**TASK BRIEF:** Give, as a bare number, the count of lines that contain the word "this".

**PROVIDED INFORMATION:**
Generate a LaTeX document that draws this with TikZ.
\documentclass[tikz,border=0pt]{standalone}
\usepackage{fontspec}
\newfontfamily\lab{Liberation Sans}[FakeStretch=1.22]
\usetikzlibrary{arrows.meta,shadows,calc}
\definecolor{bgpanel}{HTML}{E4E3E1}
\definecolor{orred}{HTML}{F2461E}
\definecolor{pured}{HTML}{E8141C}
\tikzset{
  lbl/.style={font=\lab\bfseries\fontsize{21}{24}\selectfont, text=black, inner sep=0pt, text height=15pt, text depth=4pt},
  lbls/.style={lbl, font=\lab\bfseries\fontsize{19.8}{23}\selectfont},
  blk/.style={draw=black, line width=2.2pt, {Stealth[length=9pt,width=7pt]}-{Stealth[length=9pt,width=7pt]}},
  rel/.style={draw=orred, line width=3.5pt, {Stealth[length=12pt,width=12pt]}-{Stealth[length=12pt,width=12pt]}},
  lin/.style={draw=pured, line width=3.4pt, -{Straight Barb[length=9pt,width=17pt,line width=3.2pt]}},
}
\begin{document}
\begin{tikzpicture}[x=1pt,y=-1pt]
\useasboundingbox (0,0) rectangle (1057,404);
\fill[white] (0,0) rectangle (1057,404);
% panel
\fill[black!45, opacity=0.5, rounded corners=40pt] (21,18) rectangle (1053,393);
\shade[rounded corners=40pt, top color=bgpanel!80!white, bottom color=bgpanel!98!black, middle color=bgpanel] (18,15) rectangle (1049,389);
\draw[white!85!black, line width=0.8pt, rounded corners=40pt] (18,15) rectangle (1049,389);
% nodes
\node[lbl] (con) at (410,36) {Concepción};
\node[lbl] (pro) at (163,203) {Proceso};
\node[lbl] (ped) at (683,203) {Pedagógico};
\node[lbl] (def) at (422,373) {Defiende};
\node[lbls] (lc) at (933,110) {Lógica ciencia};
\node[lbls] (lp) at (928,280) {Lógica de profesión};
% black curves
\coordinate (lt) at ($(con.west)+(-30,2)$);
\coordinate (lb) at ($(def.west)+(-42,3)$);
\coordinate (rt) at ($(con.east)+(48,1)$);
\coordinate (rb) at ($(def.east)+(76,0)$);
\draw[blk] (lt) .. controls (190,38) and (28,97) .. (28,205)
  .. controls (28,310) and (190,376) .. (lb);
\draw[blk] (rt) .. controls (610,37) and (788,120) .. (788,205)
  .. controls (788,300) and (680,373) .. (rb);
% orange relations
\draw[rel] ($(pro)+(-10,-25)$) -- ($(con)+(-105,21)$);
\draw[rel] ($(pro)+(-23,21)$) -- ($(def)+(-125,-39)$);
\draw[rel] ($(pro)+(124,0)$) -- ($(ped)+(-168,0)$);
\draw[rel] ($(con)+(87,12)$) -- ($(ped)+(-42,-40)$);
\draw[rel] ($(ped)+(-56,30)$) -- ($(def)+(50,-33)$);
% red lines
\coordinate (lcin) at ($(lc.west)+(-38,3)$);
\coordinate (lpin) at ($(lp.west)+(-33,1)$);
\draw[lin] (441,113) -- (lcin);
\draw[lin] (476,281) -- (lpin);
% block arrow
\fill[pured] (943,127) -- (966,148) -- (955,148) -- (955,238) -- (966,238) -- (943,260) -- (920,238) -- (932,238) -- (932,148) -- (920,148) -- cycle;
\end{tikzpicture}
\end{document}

--

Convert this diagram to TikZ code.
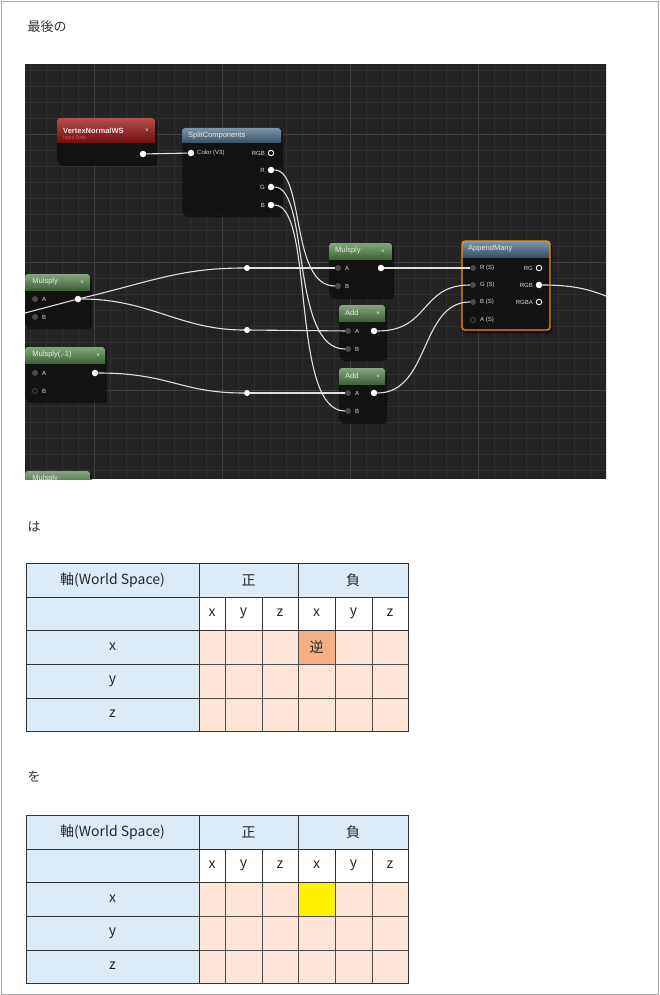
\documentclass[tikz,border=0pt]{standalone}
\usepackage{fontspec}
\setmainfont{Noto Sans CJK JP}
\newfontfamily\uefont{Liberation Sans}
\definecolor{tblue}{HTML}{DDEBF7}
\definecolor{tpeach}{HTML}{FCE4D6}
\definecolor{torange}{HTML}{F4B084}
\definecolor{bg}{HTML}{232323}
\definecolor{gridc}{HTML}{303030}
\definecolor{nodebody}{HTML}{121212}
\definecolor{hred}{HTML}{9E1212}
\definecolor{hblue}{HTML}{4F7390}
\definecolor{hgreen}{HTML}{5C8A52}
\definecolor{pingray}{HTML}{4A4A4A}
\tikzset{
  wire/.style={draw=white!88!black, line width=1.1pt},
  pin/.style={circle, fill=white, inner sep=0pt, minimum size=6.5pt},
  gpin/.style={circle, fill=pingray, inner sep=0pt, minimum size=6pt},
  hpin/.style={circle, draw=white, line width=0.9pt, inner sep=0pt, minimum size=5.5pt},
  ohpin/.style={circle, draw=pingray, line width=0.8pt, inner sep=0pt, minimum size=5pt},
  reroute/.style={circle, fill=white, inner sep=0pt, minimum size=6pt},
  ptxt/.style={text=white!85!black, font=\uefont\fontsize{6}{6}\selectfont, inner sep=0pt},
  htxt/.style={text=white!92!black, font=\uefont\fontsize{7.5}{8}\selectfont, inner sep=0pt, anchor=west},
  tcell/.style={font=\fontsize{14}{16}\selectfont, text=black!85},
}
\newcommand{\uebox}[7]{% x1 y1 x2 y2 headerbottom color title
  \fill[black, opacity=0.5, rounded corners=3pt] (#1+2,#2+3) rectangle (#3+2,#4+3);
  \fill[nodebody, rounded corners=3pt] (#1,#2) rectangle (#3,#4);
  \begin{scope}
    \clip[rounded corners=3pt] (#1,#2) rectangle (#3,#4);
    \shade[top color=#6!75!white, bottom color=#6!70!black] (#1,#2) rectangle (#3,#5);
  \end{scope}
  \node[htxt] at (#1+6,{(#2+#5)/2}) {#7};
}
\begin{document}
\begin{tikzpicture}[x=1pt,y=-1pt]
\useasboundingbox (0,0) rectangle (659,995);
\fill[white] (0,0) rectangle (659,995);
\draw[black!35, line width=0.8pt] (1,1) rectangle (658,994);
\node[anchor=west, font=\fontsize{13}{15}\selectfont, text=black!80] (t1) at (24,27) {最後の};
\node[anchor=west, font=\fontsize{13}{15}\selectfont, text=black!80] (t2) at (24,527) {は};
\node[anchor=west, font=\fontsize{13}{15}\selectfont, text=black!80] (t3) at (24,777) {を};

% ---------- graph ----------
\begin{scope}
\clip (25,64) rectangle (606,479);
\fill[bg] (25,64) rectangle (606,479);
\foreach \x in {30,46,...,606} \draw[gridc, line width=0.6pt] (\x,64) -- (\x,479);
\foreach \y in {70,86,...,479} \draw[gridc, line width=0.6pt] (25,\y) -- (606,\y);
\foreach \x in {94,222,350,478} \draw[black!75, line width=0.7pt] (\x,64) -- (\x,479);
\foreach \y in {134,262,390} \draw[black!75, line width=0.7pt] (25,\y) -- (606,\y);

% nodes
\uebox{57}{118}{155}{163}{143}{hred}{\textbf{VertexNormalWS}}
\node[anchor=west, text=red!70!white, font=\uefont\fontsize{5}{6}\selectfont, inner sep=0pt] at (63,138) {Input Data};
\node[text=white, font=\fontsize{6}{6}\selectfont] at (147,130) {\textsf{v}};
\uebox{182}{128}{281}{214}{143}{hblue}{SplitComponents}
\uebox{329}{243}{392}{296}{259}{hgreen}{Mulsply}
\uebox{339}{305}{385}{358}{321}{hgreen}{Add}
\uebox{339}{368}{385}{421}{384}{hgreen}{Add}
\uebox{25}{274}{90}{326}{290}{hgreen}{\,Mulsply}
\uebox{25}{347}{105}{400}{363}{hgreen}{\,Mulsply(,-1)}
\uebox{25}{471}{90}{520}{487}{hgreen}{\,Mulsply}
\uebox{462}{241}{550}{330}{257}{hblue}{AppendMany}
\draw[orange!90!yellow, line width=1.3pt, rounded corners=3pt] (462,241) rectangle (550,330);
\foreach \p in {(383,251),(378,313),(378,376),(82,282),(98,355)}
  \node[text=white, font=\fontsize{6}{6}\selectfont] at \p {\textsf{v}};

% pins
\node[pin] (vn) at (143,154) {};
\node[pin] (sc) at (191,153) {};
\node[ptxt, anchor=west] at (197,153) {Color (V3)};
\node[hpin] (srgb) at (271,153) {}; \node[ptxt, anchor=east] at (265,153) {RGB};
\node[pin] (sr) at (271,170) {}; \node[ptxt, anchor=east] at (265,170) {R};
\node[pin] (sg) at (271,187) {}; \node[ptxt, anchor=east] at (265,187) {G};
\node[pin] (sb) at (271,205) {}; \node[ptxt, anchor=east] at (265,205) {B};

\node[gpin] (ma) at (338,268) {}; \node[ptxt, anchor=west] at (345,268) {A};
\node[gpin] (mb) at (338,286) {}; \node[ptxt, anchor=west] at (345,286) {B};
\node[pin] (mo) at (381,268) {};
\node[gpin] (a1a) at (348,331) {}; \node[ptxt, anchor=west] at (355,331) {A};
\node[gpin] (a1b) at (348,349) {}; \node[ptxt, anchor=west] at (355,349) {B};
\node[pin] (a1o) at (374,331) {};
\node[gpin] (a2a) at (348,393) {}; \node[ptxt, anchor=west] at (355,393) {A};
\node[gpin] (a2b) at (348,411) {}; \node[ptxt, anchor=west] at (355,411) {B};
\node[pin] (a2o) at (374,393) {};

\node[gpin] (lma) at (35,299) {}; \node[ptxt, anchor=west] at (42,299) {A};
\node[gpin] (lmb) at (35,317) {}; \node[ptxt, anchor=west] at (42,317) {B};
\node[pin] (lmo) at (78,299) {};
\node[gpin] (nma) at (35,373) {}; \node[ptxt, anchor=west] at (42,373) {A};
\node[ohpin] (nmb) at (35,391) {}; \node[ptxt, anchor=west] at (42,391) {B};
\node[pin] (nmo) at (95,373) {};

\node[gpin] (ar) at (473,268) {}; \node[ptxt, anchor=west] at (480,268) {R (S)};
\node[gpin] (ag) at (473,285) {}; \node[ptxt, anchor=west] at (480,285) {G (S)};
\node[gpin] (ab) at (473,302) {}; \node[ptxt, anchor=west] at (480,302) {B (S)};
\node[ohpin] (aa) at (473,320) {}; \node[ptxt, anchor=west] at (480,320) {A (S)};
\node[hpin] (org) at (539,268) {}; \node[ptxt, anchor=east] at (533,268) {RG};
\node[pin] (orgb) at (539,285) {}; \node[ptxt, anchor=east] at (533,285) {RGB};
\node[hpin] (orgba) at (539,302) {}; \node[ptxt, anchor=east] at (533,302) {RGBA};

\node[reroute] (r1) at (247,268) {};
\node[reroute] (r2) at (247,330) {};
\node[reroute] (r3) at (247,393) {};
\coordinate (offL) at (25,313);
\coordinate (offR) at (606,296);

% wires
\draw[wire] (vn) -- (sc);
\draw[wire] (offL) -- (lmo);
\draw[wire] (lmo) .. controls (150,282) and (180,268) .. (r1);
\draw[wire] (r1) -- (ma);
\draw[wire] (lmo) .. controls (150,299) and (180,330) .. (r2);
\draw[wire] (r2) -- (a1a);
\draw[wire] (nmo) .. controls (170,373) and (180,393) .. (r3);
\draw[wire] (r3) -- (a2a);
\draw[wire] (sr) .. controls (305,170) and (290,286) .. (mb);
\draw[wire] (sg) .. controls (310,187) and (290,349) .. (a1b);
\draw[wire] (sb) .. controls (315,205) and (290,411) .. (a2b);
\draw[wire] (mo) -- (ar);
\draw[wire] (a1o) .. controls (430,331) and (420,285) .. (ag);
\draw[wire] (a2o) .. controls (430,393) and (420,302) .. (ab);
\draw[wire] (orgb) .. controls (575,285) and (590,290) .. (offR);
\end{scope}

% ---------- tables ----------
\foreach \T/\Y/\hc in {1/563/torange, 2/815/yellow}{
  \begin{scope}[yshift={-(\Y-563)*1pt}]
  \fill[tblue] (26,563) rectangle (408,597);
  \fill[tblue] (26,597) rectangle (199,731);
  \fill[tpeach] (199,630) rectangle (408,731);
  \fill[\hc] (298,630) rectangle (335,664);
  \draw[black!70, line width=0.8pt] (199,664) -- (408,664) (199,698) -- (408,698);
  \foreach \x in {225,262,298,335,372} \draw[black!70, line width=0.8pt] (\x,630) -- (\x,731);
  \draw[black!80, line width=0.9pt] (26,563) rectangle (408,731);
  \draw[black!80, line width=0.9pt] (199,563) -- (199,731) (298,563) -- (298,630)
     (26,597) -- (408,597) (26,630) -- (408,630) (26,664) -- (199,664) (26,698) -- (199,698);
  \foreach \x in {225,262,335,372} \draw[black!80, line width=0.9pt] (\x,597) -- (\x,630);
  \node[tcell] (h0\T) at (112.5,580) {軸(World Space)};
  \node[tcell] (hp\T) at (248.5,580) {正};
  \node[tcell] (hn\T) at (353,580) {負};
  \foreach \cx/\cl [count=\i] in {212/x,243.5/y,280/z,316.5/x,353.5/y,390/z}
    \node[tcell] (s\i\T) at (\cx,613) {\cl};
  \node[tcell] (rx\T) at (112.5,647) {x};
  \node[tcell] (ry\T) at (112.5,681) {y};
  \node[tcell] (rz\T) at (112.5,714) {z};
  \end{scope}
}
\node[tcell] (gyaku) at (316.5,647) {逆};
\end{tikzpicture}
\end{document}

**FINISHED ANSWER:** 2